— BEGIN Data extract —
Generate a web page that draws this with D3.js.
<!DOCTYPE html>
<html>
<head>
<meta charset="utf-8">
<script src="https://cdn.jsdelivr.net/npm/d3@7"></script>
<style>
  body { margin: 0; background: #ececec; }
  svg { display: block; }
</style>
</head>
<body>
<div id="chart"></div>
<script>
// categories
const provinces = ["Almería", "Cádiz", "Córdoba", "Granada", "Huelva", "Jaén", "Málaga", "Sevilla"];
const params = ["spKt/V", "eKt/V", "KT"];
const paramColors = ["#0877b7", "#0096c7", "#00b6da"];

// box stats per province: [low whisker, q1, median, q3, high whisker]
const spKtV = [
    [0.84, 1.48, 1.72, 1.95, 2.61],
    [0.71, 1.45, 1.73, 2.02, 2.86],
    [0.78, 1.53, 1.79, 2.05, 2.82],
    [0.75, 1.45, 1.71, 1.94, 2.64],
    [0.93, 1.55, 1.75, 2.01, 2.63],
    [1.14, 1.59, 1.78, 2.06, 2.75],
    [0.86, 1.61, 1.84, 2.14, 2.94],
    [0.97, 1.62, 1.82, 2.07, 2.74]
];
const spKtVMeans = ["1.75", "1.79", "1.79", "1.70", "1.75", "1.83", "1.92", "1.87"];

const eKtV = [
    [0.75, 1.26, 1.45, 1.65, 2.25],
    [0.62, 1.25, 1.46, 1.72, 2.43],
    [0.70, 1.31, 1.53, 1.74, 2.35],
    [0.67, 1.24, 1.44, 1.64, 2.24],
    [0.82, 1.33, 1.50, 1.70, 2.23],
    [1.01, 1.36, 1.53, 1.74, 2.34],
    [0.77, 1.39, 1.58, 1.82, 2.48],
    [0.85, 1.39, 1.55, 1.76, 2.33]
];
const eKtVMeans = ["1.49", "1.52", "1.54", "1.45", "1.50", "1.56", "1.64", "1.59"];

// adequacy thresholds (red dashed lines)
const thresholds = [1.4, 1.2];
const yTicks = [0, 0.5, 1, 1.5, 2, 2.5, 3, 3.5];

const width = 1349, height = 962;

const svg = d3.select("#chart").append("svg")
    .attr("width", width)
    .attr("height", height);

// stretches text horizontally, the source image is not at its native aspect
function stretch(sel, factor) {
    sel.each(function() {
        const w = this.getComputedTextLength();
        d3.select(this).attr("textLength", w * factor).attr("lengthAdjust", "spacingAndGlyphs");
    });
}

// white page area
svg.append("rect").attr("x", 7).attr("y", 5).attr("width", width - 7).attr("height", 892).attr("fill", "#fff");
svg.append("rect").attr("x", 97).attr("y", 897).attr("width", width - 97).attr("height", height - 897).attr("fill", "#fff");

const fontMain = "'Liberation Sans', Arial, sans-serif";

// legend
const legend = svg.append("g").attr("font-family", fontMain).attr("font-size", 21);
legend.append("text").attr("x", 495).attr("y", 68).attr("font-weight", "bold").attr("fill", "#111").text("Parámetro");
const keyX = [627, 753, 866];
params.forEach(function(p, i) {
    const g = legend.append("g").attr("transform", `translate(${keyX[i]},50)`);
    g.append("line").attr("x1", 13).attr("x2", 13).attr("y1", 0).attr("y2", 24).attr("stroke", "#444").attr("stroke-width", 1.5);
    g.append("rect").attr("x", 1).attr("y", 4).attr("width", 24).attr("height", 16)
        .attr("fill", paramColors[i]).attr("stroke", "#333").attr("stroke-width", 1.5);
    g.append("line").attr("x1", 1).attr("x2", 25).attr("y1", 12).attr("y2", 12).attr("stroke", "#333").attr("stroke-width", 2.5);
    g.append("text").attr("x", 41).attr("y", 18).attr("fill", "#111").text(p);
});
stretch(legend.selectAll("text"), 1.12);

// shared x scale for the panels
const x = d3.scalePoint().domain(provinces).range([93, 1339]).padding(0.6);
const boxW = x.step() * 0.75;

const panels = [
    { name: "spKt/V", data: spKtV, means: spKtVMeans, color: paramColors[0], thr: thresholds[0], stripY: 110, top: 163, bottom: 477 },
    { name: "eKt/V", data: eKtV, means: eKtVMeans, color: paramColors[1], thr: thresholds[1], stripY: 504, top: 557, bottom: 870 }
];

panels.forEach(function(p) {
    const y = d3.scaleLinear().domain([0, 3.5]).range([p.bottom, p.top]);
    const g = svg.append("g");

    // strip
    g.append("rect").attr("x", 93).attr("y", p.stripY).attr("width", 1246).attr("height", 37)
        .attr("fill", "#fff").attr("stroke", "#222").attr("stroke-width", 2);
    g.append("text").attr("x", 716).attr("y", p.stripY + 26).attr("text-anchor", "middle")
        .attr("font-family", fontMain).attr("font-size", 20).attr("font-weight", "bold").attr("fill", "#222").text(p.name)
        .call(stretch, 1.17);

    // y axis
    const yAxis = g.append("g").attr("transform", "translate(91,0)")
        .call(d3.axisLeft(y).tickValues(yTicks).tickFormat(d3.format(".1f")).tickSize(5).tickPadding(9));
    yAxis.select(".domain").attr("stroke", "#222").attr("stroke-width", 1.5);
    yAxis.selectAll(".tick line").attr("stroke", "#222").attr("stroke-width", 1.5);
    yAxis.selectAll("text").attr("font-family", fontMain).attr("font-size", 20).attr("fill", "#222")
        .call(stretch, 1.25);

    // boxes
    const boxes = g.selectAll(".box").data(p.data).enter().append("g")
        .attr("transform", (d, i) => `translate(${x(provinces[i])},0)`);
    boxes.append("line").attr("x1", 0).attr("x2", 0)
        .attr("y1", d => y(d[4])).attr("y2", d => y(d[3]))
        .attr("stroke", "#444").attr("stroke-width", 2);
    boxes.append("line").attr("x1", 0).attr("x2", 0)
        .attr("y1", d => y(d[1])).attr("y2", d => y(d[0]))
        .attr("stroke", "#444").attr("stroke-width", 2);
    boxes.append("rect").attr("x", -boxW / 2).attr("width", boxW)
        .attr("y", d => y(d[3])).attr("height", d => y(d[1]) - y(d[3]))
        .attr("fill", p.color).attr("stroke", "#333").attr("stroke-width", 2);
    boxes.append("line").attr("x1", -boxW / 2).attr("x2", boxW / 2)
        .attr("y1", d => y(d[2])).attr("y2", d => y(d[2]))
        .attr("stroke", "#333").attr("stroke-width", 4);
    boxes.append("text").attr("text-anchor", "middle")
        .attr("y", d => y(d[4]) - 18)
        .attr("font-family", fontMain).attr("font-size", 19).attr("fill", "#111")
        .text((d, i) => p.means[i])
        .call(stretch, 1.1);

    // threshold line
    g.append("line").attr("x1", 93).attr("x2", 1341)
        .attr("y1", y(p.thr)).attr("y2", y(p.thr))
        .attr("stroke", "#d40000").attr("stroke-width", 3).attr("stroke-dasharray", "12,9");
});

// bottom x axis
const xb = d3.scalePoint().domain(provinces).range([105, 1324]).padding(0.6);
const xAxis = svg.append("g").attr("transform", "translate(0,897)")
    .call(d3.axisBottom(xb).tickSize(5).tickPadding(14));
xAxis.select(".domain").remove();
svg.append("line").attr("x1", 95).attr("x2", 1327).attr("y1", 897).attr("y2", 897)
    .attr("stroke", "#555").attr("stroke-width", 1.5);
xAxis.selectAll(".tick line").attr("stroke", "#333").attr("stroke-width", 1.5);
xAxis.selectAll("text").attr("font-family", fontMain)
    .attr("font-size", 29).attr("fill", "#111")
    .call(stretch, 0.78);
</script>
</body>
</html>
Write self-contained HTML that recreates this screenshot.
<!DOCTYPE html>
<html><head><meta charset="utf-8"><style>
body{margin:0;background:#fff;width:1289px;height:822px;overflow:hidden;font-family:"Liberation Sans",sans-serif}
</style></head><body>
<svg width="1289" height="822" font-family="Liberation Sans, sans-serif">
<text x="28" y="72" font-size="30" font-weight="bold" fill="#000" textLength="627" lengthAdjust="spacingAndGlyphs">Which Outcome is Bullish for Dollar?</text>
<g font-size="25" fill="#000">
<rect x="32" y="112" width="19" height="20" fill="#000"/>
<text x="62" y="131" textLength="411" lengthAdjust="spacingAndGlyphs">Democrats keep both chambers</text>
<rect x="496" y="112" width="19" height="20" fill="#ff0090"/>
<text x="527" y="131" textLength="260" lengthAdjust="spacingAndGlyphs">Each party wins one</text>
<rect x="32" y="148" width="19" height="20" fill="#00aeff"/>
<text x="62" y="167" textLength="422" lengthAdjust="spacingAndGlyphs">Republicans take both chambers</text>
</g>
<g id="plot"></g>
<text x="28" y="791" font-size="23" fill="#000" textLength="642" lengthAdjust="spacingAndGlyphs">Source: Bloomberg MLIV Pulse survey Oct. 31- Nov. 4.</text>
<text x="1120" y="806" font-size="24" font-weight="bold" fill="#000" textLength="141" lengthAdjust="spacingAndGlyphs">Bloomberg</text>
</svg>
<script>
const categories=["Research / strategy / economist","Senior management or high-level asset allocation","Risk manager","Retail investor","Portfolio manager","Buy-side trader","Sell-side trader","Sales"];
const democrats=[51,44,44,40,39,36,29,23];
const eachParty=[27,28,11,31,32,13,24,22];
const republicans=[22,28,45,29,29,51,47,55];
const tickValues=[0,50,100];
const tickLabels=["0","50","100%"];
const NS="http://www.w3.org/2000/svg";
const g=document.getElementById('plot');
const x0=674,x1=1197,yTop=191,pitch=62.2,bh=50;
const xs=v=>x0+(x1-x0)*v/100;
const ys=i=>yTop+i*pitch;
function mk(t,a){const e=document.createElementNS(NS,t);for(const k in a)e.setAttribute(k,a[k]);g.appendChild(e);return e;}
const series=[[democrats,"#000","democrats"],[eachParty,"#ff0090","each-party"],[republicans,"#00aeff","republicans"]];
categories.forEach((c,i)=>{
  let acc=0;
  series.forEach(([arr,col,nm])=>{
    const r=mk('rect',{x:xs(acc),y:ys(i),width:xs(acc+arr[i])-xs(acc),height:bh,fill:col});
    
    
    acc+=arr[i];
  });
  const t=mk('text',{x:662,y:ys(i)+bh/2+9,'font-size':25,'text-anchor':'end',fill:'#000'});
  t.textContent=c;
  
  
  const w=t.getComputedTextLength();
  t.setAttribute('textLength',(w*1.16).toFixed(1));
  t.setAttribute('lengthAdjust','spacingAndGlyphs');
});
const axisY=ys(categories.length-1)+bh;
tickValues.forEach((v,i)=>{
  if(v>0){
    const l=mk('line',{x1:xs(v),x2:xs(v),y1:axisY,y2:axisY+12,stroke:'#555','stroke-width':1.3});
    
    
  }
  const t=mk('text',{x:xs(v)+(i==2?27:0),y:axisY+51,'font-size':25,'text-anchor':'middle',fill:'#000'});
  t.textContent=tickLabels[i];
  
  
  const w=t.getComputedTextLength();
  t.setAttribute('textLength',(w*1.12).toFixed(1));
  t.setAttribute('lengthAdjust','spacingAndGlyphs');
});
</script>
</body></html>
— END Data extract —
Return, please, the lines of the data from the first through the line containing "const yTicks = [0, 0.5, 1, 1.5, 2, 2.5, 3, 3.5];", both kept, exactly as they stand and nothing more.

● Final result
Generate a web page that draws this with D3.js.
<!DOCTYPE html>
<html>
<head>
<meta charset="utf-8">
<script src="https://cdn.jsdelivr.net/npm/d3@7"></script>
<style>
  body { margin: 0; background: #ececec; }
  svg { display: block; }
</style>
</head>
<body>
<div id="chart"></div>
<script>
// categories
const provinces = ["Almería", "Cádiz", "Córdoba", "Granada", "Huelva", "Jaén", "Málaga", "Sevilla"];
const params = ["spKt/V", "eKt/V", "KT"];
const paramColors = ["#0877b7", "#0096c7", "#00b6da"];

// box stats per province: [low whisker, q1, median, q3, high whisker]
const spKtV = [
    [0.84, 1.48, 1.72, 1.95, 2.61],
    [0.71, 1.45, 1.73, 2.02, 2.86],
    [0.78, 1.53, 1.79, 2.05, 2.82],
    [0.75, 1.45, 1.71, 1.94, 2.64],
    [0.93, 1.55, 1.75, 2.01, 2.63],
    [1.14, 1.59, 1.78, 2.06, 2.75],
    [0.86, 1.61, 1.84, 2.14, 2.94],
    [0.97, 1.62, 1.82, 2.07, 2.74]
];
const spKtVMeans = ["1.75", "1.79", "1.79", "1.70", "1.75", "1.83", "1.92", "1.87"];

const eKtV = [
    [0.75, 1.26, 1.45, 1.65, 2.25],
    [0.62, 1.25, 1.46, 1.72, 2.43],
    [0.70, 1.31, 1.53, 1.74, 2.35],
    [0.67, 1.24, 1.44, 1.64, 2.24],
    [0.82, 1.33, 1.50, 1.70, 2.23],
    [1.01, 1.36, 1.53, 1.74, 2.34],
    [0.77, 1.39, 1.58, 1.82, 2.48],
    [0.85, 1.39, 1.55, 1.76, 2.33]
];
const eKtVMeans = ["1.49", "1.52", "1.54", "1.45", "1.50", "1.56", "1.64", "1.59"];

// adequacy thresholds (red dashed lines)
const thresholds = [1.4, 1.2];
const yTicks = [0, 0.5, 1, 1.5, 2, 2.5, 3, 3.5];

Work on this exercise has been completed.